The U.S. puts a lot of money toward the criminal justice system on both the state and federal level, but when it comes to law enforcement jobs there is a clear distinction.

Compared to other countries, the U.S. employs a higher percentage of correctional officers than it does police officers, according to a recent report released by the White House. If priorities are evaluated by money, America has made incarceration a priority over community policing.

ATTN: spoke to Stanford Law Professor and Co-Director of the Stanford Center for Criminal Justice Robert Weisberg about criminal justice spending. He said that a major part of criminal justice reform isn’t hiring less corrections officers necessarily, but hiring more police officers to deter crime and help keep people out of prison.

“We’re at the point where a dollar spent on a police officer is more valuable than a dollar spent on prisons, but I think it’s really about the number of people in prison,” he said. “The implication is that if we have more prisoners than we have more prison guards.”

But why would spending more on police officers help the U.S. spend less money on crime?

Weisberg said that putting money into crime prevention measures, such as hiring more police officers to stop and deter crime is more cost effective than incarcerating people for long prison sentences.
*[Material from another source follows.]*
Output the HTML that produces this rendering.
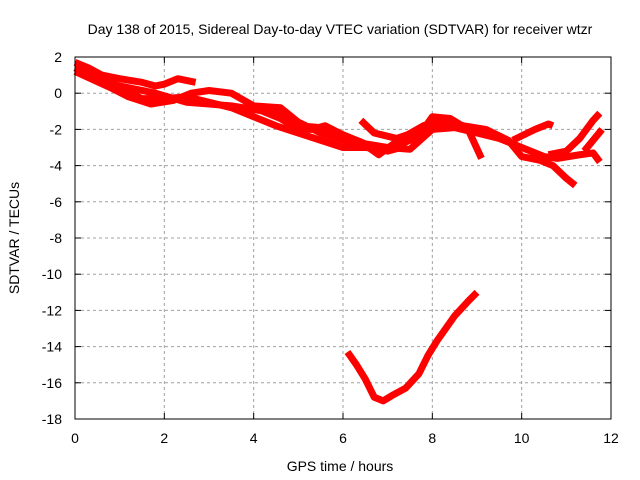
<!DOCTYPE html>
<html><head><meta charset="utf-8"><style>
body{margin:0;background:#fff}
svg{display:block;font-family:"Liberation Sans",sans-serif;font-size:14px}
</style></head><body>
<svg id="c" width="640" height="480" xmlns="http://www.w3.org/2000/svg">
<text x="340" y="34" text-anchor="middle">Day 138 of 2015, Sidereal Day-to-day VTEC variation (SDTVAR) for receiver wtzr</text>
<text x="340" y="471" text-anchor="middle">GPS time / hours</text>
<text transform="translate(19,238) rotate(-90)" text-anchor="middle">SDTVAR / TECUs</text>
<g id="grid"></g><g id="marks"></g>
<rect x="75" y="57" width="536" height="362" fill="none" stroke="#000" stroke-width="1"/>
</svg>
<script>
const xTicks=[0,2,4,6,8,10,12];
const yTicks=[2,0,-2,-4,-6,-8,-10,-12,-14,-16,-18];
const s1=[[0,1.7],[0.3,1.4],[0.6,1.0],[1,0.8],[1.5,0.6],[1.8,0.4],[2,0.5],[2.3,0.8],[2.7,0.6]];
const s2=[[0,1.4],[0.6,0.6],[1,0.3],[1.5,-0.3],[2,-0.3],[2.5,-0.2],[3,-0.5],[3.5,-0.8],[4,-1.3],[4.5,-1.8],[5,-2.2],[5.5,-2.6],[6,-3.0],[6.5,-3.0],[7,-3.1],[7.5,-2.6],[8,-2.0],[8.5,-1.7]];
const s3=[[0,1.2],[0.8,0.3],[1.2,-0.2],[1.7,-0.6],[2.2,-0.4],[2.6,0],[3,0.15],[3.5,0],[4,-0.7],[4.6,-0.8],[5,-1.6],[5.5,-2.2],[6,-2.6],[6.5,-2.9],[7,-3.2],[7.3,-3.0]];
const s4=[[0.2,1.0],[1,0.4],[1.8,0],[2.5,-0.5],[3,-0.6],[3.5,-0.7],[4,-0.9],[4.5,-1.1],[5,-1.8],[5.5,-1.9],[6,-2.3],[6.5,-2.8],[7,-3.0],[7.5,-3.1],[8,-2.0],[8.5,-1.9],[9,-2.2],[9.5,-2.5],[10,-3.0],[10.5,-3.5],[10.8,-3.6],[11.3,-3.4],[11.6,-3.3],[11.75,-3.8]];
const s5=[[4.2,-1.0],[4.6,-1.4],[5,-2.0],[5.3,-2.0],[5.6,-1.8],[6,-2.3],[6.4,-2.7],[6.8,-3.4],[7.3,-2.5],[7.8,-1.8],[8.2,-1.5],[8.7,-1.8],[9.2,-2.0],[9.7,-2.6],[10,-3.5],[10.4,-3.7],[10.7,-4.0],[11,-4.7],[11.2,-5.1]];
const s6=[[6.4,-1.5],[6.7,-2.2],[7.2,-2.5],[7.8,-2.0],[8,-1.3],[8.4,-1.4],[8.8,-2.0],[9.1,-3.6]];
const s7=[[9.8,-2.6],[10.3,-2.0],[10.6,-1.7],[10.7,-1.8]];
const s8=[[10.6,-3.4],[11,-3.2],[11.3,-2.5],[11.6,-1.5],[11.75,-1.1]];
const s9=[[11.4,-3.2],[11.6,-2.6],[11.8,-2.0]];
const s10=[[6.1,-14.3],[6.3,-15],[6.5,-15.8],[6.7,-16.8],[6.9,-17],[7.1,-16.7],[7.4,-16.3],[7.7,-15.5],[7.9,-14.5],[8.1,-13.7],[8.3,-13],[8.5,-12.3],[8.8,-11.5],[9.0,-11.0]];
const series=[s1,s2,s3,s4,s5,s6,s7,s8,s9,s10];
const X=v=>75+v*536/12, Y=v=>57+(2-v)*362/20;
const NS="http://www.w3.org/2000/svg";
const g=document.getElementById('grid'), m=document.getElementById('marks');
function mk(t,a,p){const e=document.createElementNS(NS,t);for(const k in a)e.setAttribute(k,a[k]);p.appendChild(e);return e;}
xTicks.forEach(t=>{
  if(t>0&&t<12){const l=mk('line',{x1:X(t),x2:X(t),y1:57,y2:419,stroke:'#a0a0a0','stroke-dasharray':'3,3'},g);
  
  }
  mk('line',{x1:X(t),x2:X(t),y1:419,y2:413,stroke:'#000'},g);
  mk('line',{x1:X(t),x2:X(t),y1:57,y2:63,stroke:'#000'},g);
  const tx=mk('text',{x:X(t),y:443,'text-anchor':'middle'},g);tx.textContent=t;
  
  
});
yTicks.forEach(t=>{
  if(t<2&&t>-18){const l=mk('line',{x1:75,x2:611,y1:Y(t),y2:Y(t),stroke:'#a0a0a0','stroke-dasharray':'3,3'},g);
  
  }
  mk('line',{x1:75,x2:81,y1:Y(t),y2:Y(t),stroke:'#000'},g);
  mk('line',{x1:605,x2:611,y1:Y(t),y2:Y(t),stroke:'#000'},g);
  const tx=mk('text',{x:62,y:Y(t)+5,'text-anchor':'end'},g);tx.textContent=t;
  
  
});
series.forEach((s,i)=>{
  const p=mk('polyline',{points:s.map(d=>X(d[0])+','+Y(d[1])).join(' '),fill:'none',stroke:'#ff0000','stroke-width':7,'stroke-linejoin':'round'},m);
  
  
});
</script>
</body></html>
Crime is at the lowest levels it’s been in years and he credits much of that to police.

“Crime in the United States is a small fraction of what it was in the 1990s,” he said. “We need more police and better, more organized policing, like using technology for better management to put police in the highest crime neighborhoods.”

Weisberg said that police brutality is a separate issue.

“I don’t think having more cops or more cops in particular areas necessarily increases the risk of police brutality,” he said.

It’s an issue of training and effective hiring. “It could also be argued that hiring a lot of cops in a short period of time could lead to poor training and then issues could arise from that,” he said.

Weisberg said that there are significant populations of people serving long sentences who are no longer dangerous to society, and they’re not all non-violent offenders. He said that the Obama administration often calls publicly for non-violent drug offenders to be released from prison, but in reality that population’s release would not significantly decrease incarceration rates.

“The president is significantly mistaken,” Weisberg said. The U.S. should consider releasing prisoners who committed a violent crime when they were young adults but are no longer dangerous to the outside world, he said. Violent crime is statistically a young man’s game. Most violent crimes are committed by people under 30, according to the Stanford Criminal Justice Center.

The center studied 860 convicted murderers in California who made parole in 1995. Over the next 15 years only five of them, about 1 percent, committed felony crimes and none of them committed “life-term” crimes.

“Society needs to decide if it’s more important to keep people in prison for the rest of their lives or spend less money on prisons,” Weisberg said.